Senate Minority Whip Richard Durbin of Ill., center, flanked by Sen. Jon Tester, D-Mont., left, and Sen. Jack Reed, D-R.I., speaks during a news conference on Defense Authorization legislation, Thursday, June 4, 2015, on Capitol Hill in Washington.

Senate Minority Whip Richard Durbin of Ill., center, flanked by Sen. Jon Tester, D-Mont., left, and Sen. Jack Reed, D-R.I., speaks during a news conference on Defense Authorization legislation, Thursday, June 4, 2015, on Capitol Hill in Washington. Associated Press/Susan Walsh

No. 2 Democrat Launches Standoff over Defense Spending ‘Gimmick’

The GOP shot down Sen. Dick Durbin’s amendment, but look for its main idea to resurface when the spending bill hits the Senate floor.

The Senate's No. 2 Democrat fired the first shot Thursday in his party’s latest campaign against the GOP push to use unfettered war funds to get around the budget caps. 

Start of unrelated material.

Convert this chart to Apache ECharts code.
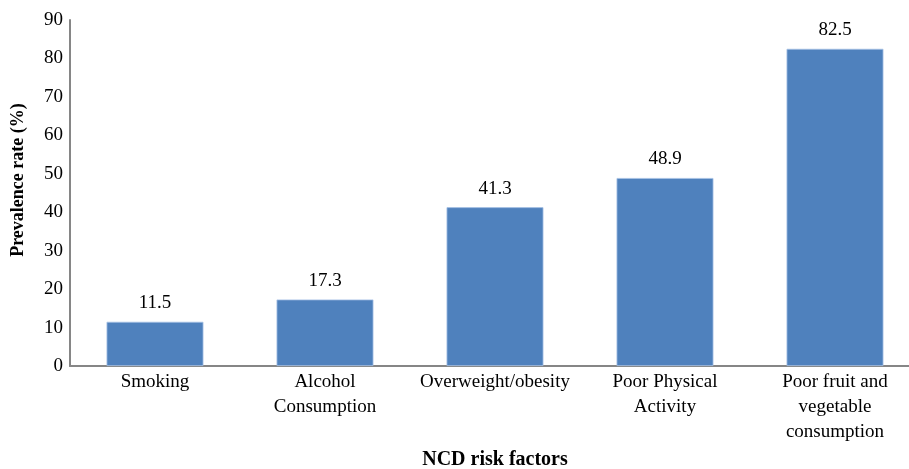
<!DOCTYPE html>
<html>
<head>
<meta charset="utf-8">
<script src="https://cdn.jsdelivr.net/npm/echarts@6/dist/echarts.min.js"></script>
<style>
  html, body { margin: 0; padding: 0; background: #fff; }
  #chart { width: 909px; height: 469px; }
</style>
</head>
<body>
<div id="chart"></div>
<script>
// Risk factor categories and their prevalence (%)
const categories = [
  'Smoking',
  'Alcohol\nConsumption',
  'Overweight/obesity',
  'Poor Physical\nActivity',
  'Poor fruit and\nvegetable\nconsumption'
];
const prevalence = [11.5, 17.3, 41.3, 48.9, 82.5];
const yTicks = { min: 0, max: 90, interval: 10 };

const font = '"Liberation Serif", "Times New Roman", serif';
const chart = echarts.init(document.getElementById('chart'));
chart.setOption({
  animation: false,
  textStyle: { fontFamily: font },
  grid: { left: 70, right: -11, top: 20, bottom: 103, outerBoundsMode: 'none', containLabel: false },
  xAxis: {
    type: 'category',
    data: categories,
    name: 'NCD risk factors',
    nameLocation: 'middle',
    nameGap: 83,
    nameTextStyle: { fontFamily: font, fontWeight: 'bold', fontSize: 20, color: '#000' },
    axisLine: { lineStyle: { color: '#868686', width: 2 } },
    axisTick: { show: false },
    axisLabel: { fontFamily: font, fontSize: 19, color: '#000', lineHeight: 25, margin: 4, interval: 0 }
  },
  yAxis: {
    type: 'value',
    min: yTicks.min,
    max: yTicks.max,
    interval: yTicks.interval,
    name: 'Prevalence rate (%)',
    nameLocation: 'middle',
    nameGap: 43,
    nameTextStyle: { fontFamily: font, fontWeight: 'bold', fontSize: 18, color: '#000', padding: [0, 0, 0, 26] },
    axisLine: { show: true, lineStyle: { color: '#868686', width: 2 } },
    axisTick: { show: false },
    splitLine: { show: false },
    axisLabel: { fontFamily: font, fontSize: 19, color: '#000', margin: 7 }
  },
  series: [{
    type: 'bar',
    data: prevalence,
    barWidth: '57%',
    itemStyle: { color: '#4F81BD', borderColor: '#a7c2e6', borderWidth: 0.8 },
    label: {
      show: true,
      position: 'top',
      distance: 9,
      fontFamily: font,
      fontSize: 19,
      color: '#000'
    }
  }]
});
</script>
</body>
</html>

Sen. Dick Durbin, D-Ill., offered an amendment to the 2016 defense appropriations bill that would shift the $35.9 billion Republicans are trying to put into the Pentagon's overseas contingency operations fund into the base budget instead. (Here’s a summary of the amendment provided by Durbin’s office.) The base budget, unlike the OCO war funding, is limited by the 2011 Budget Control Act, and under Durbin’s measure, the money would only become available upon the enactment of a new bipartisan budget agreement. 

That amendment was shot down by a 14-16 party-line vote by the full Senate Appropriations committee, which passed the bill Thursday.

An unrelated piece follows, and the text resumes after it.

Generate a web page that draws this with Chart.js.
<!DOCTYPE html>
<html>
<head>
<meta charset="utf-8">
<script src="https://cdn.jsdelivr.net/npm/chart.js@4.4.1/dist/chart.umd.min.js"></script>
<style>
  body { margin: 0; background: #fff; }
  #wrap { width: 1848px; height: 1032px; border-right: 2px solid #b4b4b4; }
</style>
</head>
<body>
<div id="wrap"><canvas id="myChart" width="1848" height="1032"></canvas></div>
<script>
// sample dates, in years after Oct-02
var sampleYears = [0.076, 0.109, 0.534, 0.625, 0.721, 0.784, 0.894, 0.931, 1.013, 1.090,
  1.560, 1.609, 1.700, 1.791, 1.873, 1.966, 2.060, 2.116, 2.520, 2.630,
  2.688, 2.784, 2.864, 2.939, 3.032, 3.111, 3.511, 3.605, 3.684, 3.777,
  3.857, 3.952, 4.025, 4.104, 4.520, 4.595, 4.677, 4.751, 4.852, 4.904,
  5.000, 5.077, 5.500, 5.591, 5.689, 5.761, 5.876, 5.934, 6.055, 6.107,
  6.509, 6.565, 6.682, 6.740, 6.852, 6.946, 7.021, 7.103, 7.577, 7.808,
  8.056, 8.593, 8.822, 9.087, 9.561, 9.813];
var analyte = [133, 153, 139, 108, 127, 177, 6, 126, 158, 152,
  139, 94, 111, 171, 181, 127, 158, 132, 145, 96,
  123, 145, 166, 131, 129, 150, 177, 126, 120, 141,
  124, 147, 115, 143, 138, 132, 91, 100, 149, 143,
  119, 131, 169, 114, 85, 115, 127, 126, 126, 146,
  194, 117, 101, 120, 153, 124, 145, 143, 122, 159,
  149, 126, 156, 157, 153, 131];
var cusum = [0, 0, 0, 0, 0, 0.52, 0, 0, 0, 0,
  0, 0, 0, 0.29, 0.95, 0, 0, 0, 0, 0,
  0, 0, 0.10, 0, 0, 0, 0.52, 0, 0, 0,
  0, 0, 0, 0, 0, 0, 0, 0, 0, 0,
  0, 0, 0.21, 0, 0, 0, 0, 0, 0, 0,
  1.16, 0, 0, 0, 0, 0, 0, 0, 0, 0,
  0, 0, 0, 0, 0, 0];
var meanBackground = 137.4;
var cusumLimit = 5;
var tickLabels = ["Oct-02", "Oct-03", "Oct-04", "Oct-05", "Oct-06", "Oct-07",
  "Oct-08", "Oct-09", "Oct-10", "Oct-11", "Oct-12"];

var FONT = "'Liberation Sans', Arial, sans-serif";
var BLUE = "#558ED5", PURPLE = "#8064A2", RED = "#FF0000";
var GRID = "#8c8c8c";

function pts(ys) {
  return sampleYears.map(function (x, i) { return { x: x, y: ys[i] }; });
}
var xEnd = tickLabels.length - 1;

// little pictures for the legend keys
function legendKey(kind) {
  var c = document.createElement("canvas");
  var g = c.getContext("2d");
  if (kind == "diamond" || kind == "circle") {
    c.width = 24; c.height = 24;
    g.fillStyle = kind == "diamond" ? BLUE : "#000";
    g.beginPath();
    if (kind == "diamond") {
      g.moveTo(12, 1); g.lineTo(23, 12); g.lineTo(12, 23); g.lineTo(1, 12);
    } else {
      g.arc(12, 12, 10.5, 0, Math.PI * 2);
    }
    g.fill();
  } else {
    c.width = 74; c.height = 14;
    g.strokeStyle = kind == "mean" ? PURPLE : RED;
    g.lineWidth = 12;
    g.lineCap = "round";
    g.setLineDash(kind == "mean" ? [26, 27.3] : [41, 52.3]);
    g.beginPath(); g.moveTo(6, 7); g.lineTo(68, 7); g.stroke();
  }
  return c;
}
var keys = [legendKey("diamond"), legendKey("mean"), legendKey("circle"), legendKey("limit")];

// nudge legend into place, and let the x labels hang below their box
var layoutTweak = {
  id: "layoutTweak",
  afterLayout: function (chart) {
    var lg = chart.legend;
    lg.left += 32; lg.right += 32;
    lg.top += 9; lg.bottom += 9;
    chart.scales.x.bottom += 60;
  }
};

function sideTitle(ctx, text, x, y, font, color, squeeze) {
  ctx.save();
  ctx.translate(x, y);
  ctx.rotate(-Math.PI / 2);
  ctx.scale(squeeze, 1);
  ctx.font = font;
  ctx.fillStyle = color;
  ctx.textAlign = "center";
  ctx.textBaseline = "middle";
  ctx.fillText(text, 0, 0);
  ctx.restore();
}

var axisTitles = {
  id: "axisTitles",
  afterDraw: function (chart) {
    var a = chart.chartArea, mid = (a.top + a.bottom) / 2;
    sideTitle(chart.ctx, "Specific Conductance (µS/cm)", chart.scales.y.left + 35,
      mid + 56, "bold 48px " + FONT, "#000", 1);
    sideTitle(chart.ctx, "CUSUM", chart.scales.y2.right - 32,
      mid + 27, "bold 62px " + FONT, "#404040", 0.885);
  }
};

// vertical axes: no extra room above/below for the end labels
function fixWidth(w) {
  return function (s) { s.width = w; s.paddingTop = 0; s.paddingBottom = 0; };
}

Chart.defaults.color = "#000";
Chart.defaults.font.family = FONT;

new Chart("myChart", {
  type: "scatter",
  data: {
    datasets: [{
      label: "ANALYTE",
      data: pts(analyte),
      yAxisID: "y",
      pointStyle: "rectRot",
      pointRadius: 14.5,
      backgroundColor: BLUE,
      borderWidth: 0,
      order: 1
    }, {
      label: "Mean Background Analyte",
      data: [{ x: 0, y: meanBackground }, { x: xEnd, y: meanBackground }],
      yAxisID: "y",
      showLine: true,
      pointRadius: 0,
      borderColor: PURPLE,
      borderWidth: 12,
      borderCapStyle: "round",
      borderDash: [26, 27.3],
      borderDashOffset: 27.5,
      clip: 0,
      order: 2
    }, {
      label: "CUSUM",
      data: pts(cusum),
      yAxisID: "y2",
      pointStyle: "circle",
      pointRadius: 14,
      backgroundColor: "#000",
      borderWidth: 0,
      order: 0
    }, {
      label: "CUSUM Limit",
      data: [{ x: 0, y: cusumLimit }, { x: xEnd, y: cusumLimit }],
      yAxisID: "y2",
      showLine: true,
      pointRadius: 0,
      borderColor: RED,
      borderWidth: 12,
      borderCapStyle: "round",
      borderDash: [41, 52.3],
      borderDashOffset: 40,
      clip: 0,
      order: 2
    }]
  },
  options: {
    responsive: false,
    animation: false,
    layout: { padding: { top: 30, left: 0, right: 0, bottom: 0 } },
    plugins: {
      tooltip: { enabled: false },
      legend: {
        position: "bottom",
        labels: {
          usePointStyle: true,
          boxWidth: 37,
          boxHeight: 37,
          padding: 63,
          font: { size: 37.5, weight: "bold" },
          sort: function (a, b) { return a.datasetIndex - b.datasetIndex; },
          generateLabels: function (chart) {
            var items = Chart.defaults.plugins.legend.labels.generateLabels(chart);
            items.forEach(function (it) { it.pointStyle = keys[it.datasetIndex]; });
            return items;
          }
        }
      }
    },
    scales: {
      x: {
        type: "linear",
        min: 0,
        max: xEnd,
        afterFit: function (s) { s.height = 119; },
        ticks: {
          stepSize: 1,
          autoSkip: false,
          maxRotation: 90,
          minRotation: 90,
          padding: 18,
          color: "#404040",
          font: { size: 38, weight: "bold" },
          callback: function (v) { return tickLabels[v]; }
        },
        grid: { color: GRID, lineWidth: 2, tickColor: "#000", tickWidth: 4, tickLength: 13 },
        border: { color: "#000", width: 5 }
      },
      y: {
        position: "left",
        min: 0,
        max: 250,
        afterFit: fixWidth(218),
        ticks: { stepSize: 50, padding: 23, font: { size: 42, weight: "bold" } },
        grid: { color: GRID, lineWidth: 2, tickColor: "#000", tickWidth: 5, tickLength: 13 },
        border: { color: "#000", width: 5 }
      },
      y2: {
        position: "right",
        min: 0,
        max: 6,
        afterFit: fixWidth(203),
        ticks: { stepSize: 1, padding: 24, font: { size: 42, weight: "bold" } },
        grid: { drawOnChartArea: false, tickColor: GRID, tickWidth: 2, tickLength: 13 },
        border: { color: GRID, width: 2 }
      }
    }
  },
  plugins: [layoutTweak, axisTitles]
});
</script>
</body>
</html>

But look for the idea to resurface when the bill comes to the Senate floor. Democratic leaders said they will block any vote to begin considering the 2016 defense appropriations bill on the floor so long as it contains what they, the White House, and Pentagon leaders have all called the OCO “gimmick.”

Minority Leader Harry Reid, D-Nev., is already warning that an impasse could bring another shutdown in October; both parties are accusing each other of “holding national security hostage.”

The House is expected to vote on its version of the defense spending bill Thursday.